When we reach Hithadhoo, it's hard to believe I'm in the second city of the Maldives. We're through it in a flash, then double back to lunch at one of several garden cafés where islanders like to relax. There's no alcohol, of course, and a spicy fish curry with chapatis and a bottle of water costs all of £1.50 – in the resorts it can be 10 times that.
As we tuck in, Inaan tells me that the Maldivian idea of a slap-up meal is to have spaghetti or a burger. One advantage of visiting Addu is that many islanders speak reasonable English – not just the young, who learn at school, but older men too as result of the formidable RAF base established across the entire island of Gan in 1956. This operated for 20 years, with some 600 servicemen stationed here on year-long stints – along with one brave woman from the WRVS offering tea and sympathy.

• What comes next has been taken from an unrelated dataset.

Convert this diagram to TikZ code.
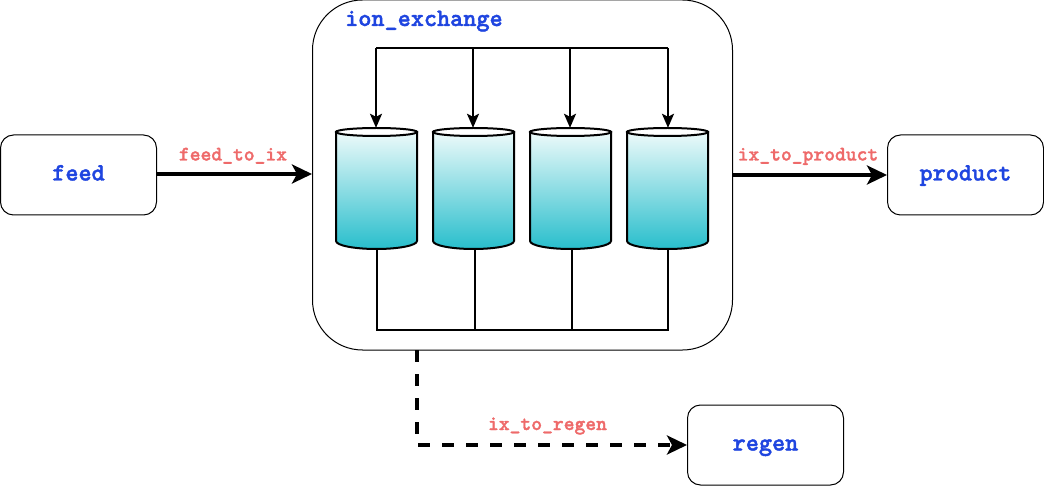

Surprisingly, much of the RAF camp remains in good order, including the Astra cinema, kerbsides painted in black and white, and splendid gardens with mature trees and radiant flowers. Today, the officers' mess, complete with the old billiards table, is home to the Equator Village resort – the rooms now have windows with glass rather than the original wire mesh and mosquito screens.
Back then the airmen were not permitted to visit any other island, so amused themselves by swimming, boozing and playing golf on a small course by the runway. It's overgrown now, but the sport will return to Addu at the end of this year when a nine-hole course opens on Villingili.
With a perfect white-sand beach, three freshwater lagoons and some 17,000 coconut palms, this is the best island to stay on in Addu – and bliss for the softie cyclist. Every guest is given a robust green Hercules bike from India, and it's an utter delight to ride through the sun-dappled palms, waving to the geckos, watching the fish from the jetties, then heading off to the spa. Here nature has been so swept, pruned and debugged it's hard to believe that 50 years ago Addu was considered one of the loneliest postings in the world.
Once described as a place of "harrowing tranquillity" where "grown men weep with sheer geographical frustration", it's now a secret speck of heaven, tailor-made for the lazy tropical cyclist.